How a Biracial Orthodox Rabbi Is Using His Background to Create a Unique Community in Brooklyn

Rabbi Isaiah Rothstein wants people of all backgrounds to feel welcome in his Brooklyn community. (Josefin Dolsten)

NEW YORK (JTA) — Growing up in the Orthodox community of Monsey, New York, as the son of an African-American mother who converted to Judaism and a white Ashkenazi father who became religious later in life, Isaiah Rothstein knows what it’s like not to fit in.

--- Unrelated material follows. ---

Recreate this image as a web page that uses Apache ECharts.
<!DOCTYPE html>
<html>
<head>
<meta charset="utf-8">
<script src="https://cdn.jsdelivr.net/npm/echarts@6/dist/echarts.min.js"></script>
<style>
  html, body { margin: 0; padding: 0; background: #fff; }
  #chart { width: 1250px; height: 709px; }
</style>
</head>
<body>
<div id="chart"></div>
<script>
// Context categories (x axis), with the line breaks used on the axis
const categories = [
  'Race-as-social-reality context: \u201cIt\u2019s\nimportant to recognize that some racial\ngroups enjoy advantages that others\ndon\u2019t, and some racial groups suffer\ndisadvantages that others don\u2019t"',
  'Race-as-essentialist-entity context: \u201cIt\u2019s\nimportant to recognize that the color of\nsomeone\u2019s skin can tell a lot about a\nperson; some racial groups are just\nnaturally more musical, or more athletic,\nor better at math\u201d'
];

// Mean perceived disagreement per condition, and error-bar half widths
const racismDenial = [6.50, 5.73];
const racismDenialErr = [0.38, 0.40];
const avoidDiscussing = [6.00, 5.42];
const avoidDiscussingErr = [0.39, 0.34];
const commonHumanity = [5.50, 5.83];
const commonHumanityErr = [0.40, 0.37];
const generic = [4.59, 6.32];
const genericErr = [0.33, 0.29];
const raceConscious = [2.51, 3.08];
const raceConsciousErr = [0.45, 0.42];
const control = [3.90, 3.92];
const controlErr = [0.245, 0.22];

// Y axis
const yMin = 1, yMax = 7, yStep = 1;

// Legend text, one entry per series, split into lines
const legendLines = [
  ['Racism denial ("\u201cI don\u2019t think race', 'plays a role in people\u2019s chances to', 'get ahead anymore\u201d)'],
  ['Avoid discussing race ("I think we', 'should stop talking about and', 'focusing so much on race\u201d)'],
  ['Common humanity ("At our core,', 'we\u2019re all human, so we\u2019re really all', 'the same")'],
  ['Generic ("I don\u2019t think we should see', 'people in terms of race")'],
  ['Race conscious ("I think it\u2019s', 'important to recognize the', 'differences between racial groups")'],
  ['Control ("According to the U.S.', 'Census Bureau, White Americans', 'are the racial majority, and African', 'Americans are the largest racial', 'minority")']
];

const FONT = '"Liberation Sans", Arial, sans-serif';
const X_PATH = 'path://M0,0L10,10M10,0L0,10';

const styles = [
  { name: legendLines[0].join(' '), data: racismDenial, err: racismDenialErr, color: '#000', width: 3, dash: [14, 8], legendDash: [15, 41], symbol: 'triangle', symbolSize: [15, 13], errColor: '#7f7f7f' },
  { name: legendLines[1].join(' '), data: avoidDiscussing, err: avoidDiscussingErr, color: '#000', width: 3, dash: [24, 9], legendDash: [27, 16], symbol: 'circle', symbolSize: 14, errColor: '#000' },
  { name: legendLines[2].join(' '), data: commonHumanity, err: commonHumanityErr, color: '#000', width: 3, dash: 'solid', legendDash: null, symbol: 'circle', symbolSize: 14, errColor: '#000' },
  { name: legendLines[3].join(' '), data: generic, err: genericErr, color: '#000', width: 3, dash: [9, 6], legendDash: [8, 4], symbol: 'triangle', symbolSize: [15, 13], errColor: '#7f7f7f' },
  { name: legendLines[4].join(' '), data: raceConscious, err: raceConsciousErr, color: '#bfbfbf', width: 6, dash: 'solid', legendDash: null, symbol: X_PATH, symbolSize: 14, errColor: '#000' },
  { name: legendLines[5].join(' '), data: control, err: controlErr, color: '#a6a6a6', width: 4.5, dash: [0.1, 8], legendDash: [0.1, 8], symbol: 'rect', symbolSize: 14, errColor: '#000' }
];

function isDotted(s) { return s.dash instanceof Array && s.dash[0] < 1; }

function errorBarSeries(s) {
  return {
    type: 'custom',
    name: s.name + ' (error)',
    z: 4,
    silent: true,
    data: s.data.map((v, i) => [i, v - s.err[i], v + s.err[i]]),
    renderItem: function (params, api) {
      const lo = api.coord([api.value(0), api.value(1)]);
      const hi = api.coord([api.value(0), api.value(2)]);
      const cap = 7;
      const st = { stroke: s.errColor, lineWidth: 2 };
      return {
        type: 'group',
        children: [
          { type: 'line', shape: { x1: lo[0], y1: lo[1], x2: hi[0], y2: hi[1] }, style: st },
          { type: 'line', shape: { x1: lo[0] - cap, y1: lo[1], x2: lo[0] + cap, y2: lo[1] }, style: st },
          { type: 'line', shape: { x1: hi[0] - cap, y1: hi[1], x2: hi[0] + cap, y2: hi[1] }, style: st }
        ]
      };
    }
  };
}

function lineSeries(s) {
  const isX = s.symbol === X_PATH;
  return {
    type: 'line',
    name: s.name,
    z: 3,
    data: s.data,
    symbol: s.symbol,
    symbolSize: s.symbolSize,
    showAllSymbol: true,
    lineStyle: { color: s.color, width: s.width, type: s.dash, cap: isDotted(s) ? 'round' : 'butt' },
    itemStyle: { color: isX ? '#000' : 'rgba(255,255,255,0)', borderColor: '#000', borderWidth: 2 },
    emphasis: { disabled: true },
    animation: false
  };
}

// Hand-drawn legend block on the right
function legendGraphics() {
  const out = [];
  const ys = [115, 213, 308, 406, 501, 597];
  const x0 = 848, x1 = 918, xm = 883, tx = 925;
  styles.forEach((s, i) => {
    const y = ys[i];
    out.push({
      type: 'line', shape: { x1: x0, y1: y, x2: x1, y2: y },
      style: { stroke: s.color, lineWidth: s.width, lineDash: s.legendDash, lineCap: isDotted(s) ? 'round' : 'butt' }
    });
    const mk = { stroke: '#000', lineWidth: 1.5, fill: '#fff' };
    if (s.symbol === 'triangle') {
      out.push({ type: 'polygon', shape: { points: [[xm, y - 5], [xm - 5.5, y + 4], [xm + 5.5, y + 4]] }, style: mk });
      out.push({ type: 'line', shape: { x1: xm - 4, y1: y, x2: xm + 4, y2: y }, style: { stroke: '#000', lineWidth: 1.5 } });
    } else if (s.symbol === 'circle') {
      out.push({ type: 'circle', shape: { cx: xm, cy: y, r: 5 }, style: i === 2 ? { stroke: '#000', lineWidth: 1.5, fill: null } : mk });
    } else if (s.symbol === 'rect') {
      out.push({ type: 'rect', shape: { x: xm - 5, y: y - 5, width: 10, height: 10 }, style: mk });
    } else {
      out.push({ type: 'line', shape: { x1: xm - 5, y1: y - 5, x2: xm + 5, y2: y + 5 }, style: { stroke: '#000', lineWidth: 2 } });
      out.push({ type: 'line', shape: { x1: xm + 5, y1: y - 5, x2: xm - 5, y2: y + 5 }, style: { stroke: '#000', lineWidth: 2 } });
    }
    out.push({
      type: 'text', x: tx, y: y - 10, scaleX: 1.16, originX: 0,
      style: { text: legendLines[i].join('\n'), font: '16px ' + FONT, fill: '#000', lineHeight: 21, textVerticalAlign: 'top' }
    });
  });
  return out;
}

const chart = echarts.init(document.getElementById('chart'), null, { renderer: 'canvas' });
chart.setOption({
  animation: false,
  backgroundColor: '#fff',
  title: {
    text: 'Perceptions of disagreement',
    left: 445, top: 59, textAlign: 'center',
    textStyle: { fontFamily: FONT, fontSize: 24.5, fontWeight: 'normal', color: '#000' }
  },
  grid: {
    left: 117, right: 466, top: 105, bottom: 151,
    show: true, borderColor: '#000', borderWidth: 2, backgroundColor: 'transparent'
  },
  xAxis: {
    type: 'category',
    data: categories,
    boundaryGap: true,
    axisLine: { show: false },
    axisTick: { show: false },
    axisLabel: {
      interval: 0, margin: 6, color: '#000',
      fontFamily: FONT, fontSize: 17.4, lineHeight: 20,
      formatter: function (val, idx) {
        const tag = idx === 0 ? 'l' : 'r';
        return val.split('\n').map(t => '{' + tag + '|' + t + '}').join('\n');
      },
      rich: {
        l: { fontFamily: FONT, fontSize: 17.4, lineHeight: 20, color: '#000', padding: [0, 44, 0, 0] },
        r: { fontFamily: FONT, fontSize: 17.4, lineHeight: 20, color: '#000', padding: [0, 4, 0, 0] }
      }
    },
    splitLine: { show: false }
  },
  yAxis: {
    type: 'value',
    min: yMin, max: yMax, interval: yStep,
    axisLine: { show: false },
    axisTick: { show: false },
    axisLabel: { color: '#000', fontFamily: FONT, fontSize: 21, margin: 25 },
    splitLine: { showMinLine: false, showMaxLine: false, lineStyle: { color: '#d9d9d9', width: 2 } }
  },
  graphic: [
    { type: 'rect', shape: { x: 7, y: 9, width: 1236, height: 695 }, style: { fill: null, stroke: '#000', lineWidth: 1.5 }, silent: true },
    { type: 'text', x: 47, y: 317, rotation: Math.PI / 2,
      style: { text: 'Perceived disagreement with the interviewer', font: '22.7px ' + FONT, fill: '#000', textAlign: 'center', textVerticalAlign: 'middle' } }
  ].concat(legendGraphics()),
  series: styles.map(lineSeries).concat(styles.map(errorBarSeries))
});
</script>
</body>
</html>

The New York hamlet is known for its large Hasidic Jewish population and over 95 percent of its residents are white.

Rothstein, who is light skinned and says he tends to “pass for white,” remembers the unwanted attention he got in school because of his family background.

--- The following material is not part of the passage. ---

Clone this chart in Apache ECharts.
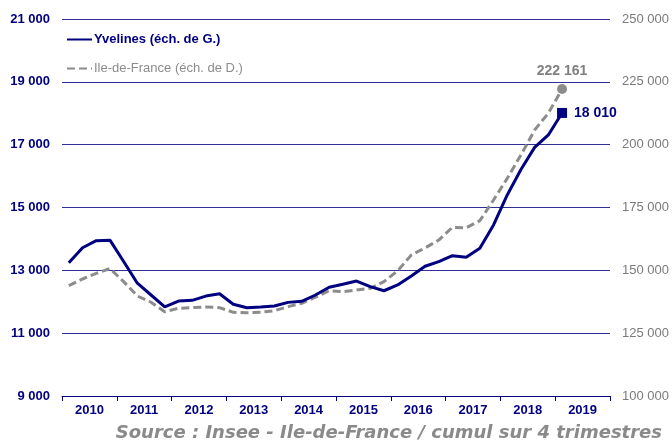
<!DOCTYPE html>
<html>
<head>
<meta charset="utf-8">
<script src="https://cdn.jsdelivr.net/npm/echarts@6/dist/echarts.min.js"></script>
<style>html,body{margin:0;padding:0;background:#fff}#c{width:672px;height:442px}</style>
</head>
<body>
<div id="c"></div>
<script>
const years = ['2010','2011','2012','2013','2014','2015','2016','2017','2018','2019'];
const quarterSuffixes = ['T1','T2','T3','T4'];
const yvelines = [13240, 13720, 13945, 13960, 13280, 12590, 12215, 11840, 12020, 12045, 12180, 12255, 11920, 11810, 11830, 11865, 11980, 12015, 12215, 12460, 12555, 12660, 12480, 12350, 12535, 12820, 13130, 13275, 13465, 13415, 13700, 14445, 15400, 16210, 16915, 17310, 18010];
const idf = [143900, 146550, 148800, 150700, 145500, 139800, 137300, 133550, 134900, 135150, 135400, 135150, 133300, 133150, 133300, 133950, 135550, 136900, 139300, 141900, 141500, 142200, 142850, 145500, 149850, 156100, 158900, 162050, 167100, 166950, 169750, 178000, 186600, 195900, 205850, 212500, 222161];
const leftTicks = {min: 9000, max: 21000, interval: 2000};
const rightTicks = {min: 100000, max: 250000, interval: 25000};
const seriesNames = ['Yvelines (éch. de G.)', 'Ile-de-France (éch. de D.)'];
const sourceText = 'Source : Insee - Ile-de-France / cumul sur 4 trimestres';

const quarters = [];
years.forEach(y => quarterSuffixes.forEach(q => quarters.push(y + q)));

const NAVY = '#000080', GREY = '#8c8c8c', GRID = '#2e2e94';
const fmt = v => String(v).replace(/\B(?=(\d{3})+(?!\d))/g, ' ');
const FONT = 'Liberation Sans';

function withLast(arr, opts) {
  return arr.map((v, i) => i === arr.length - 1 ? Object.assign({value: v}, opts) : v);
}

const chart = echarts.init(document.getElementById('c'), null, {renderer: 'canvas'});
chart.setOption({
  animation: false,
  textStyle: {fontFamily: FONT},
  title: {
    text: sourceText, right: 5, top: 419,
    textStyle: {fontFamily: 'DejaVu Sans', fontSize: 18, fontStyle: 'italic', fontWeight: 'bold', color: '#8a8a8a'}
  },
  legend: {
    orient: 'vertical', left: 61, top: 28, itemGap: 16, itemWidth: 25, itemHeight: 14,
    itemStyle: {opacity: 0},
    data: [
      {name: seriesNames[0], textStyle: {color: NAVY, fontWeight: 'bold', fontSize: 13}},
      {name: seriesNames[1], textStyle: {color: GREY, fontWeight: 'normal', fontSize: 13}}
    ],
    textStyle: {fontFamily: FONT, padding: [0, 0, 0, -3]}
  },
  grid: {left: 62, right: 62, top: 19, bottom: 46, containLabel: false},
  xAxis: [
    {
      type: 'category', data: years, boundaryGap: true, position: 'bottom',
      axisLine: {show: true, lineStyle: {color: NAVY, width: 1}},
      axisTick: {show: true, length: 5, alignWithLabel: false, lineStyle: {color: NAVY}},
      axisLabel: {color: NAVY, fontWeight: 'bold', fontSize: 13, margin: 8, fontFamily: FONT},
      splitLine: {show: false}
    },
    {
      type: 'category', data: quarters, boundaryGap: true, show: false, position: 'bottom'
    }
  ],
  yAxis: [
    {
      type: 'value', position: 'left', min: leftTicks.min, max: leftTicks.max, interval: leftTicks.interval,
      axisLine: {show: false}, axisTick: {show: false},
      axisLabel: {color: NAVY, fontWeight: 'bold', fontSize: 13, margin: 12, formatter: fmt, fontFamily: FONT},
      splitLine: {show: true, lineStyle: {color: GRID, width: 1}}
    },
    {
      type: 'value', position: 'right', min: rightTicks.min, max: rightTicks.max, interval: rightTicks.interval,
      axisLine: {show: false}, axisTick: {show: false},
      axisLabel: {color: '#7a7a7a', fontSize: 13, margin: 12, formatter: fmt, fontFamily: FONT},
      splitLine: {show: false}
    }
  ],
  series: [
    {
      name: seriesNames[1], type: 'line', xAxisIndex: 1, yAxisIndex: 1,
      symbol: 'none', smooth: false, z: 2,
      lineStyle: {color: GREY, width: 3, type: [8, 4]},
      itemStyle: {color: GREY},
      data: withLast(idf, {
        symbol: 'circle', symbolSize: 10,
        itemStyle: {opacity: 1},
        label: {show: true, position: 'top', distance: 6, color: '#808080', fontWeight: 'bold', fontSize: 14,
          fontFamily: FONT, formatter: p => fmt(p.value)}
      })
    },
    {
      name: seriesNames[0], type: 'line', xAxisIndex: 1, yAxisIndex: 0,
      symbol: 'none', smooth: false, z: 3,
      lineStyle: {color: NAVY, width: 3},
      itemStyle: {color: NAVY},
      data: withLast(yvelines, {
        symbol: 'rect', symbolSize: 10,
        itemStyle: {opacity: 1},
        label: {show: true, position: 'right', distance: 7, color: NAVY, fontWeight: 'bold', fontSize: 14,
          fontFamily: FONT, formatter: p => fmt(p.value)}
      })
    }
  ]
});
</script>
</body>
</html>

“When I would walk in with my mom I would get all these stares, but when I walked in with my dad I didn’t,” he recalled.

Though his family was affiliated with the Chabad Hasidic movement, he often felt like an outsider as a person of color.

“I often joke that it’s a very diverse place if you’re Ashkenazi and Orthodox,” Rothstein, 29, said of his hometown in an interview with JTA last month.

But the challenges he faced as a child in insular Monsey also motivated Rothstein to help create a different Jewish community for others.

Rothstein, who today identifies as Modern Orthodox and was ordained as a rabbi by Yeshiva University’s Rabbi Isaac Elchanan Theological Seminary, founded Union Street Sanctuary in Brooklyn last August. He previously was a co-founder of the Beis Community, a progressive Orthodox community in Washington Heights.

Though the Beis Community is a synagogue, the Union Street Sanctuary is a social organization only, hosting events such as Shabbat dinners, barbecues and open mic nights. Most attendees are millennials and about 60 percent are Orthodox.

One of Rothstein’s goals is to create an inclusive place for people regardless of their ethnic or racial background, religious beliefs, sexual orientation or other things that could make them feel like outsiders in other Jewish communities.

“Everything about how I was raised led me to my work on some level,” he said over smoothies at a juice bar in Lower Manhattan’s Financial District.

The shared motto of the Union Street Sanctuary and the Beis Community — “All are welcome, always” — exemplifies that commitment.

“When we say it out loud at events, there’s like ‘Yeah, but am I welcome if I’m female?’ Always. ‘Am I welcome if I don’t know if I believe in God?’ Always. ‘Am I welcome if I am a person of color? Am I welcome if my gender identity, my sexual identity [is a certain way]?’ Our motto is all are welcome, always,” he said.

The programming and its attendees reflect that attitude, Rothstein said.

Attendees at a recent barbecue event included Jews across the spectrum, from haredi Orthodox to unaffiliated, as well as Jews of varying racial and ethnic backgrounds and ages, he said. The Union Street Sanctuary hosts meet-ups for Jews of color.

“Being welcoming isn’t just what we try to do in our programs, it’s what we are as an organization,” Rothstein said.

In addition to his work at the Union Street Sanctuary, Rothstein also serves as rabbi-in-residence for Be’chol Lashon, an organization that promotes Jewish diversity, and Hazon, a Jewish environmental group. He was invited to attend the ROI Summit, a gathering of young Jewish innovators in Jerusalem in June. He also plays the guitar and sings in Zayah, a musical collective he founded that plays Jewish-inspired rock and reggae.

Rothstein also strives to be inclusive of any rituals performed at events. He will perform kiddush or Havdalah, for example, but then invite anyone else, including women, to make their own blessings afterward. There are different interpretations about women performing such rituals, with most Orthodox Jews believing that a woman cannot fulfill the Jewish legal obligations reserved for men.

Though there may be ritual elements like these at the Union Street Sanctuary, it does not host services and is not intended to replace the function of a synagogue, Rothstein said.

“We see ourselves as filling that gap between social programming devoid of spirituality and religion,” he said. “We want to include our ancestral texts of Judaism, we want to include that spirituality, but we do it in a way that doesn’t do the same things that maybe a synagogue would do.”

Rothstein estimated that approximately 200 people have attended events since its founding in August.

He hopes that with Union Street Sanctuary, he can help more Jews find a home. Rothstein felt like an outsider based on his racial background, but said that many others feel similarly for other reasons.

“I think it is something that is rampant in the Jewish world today of people not being able to have a solid sense that they are truly a part of the community,” he said. “It can be based on not just fitting into the classic mold.”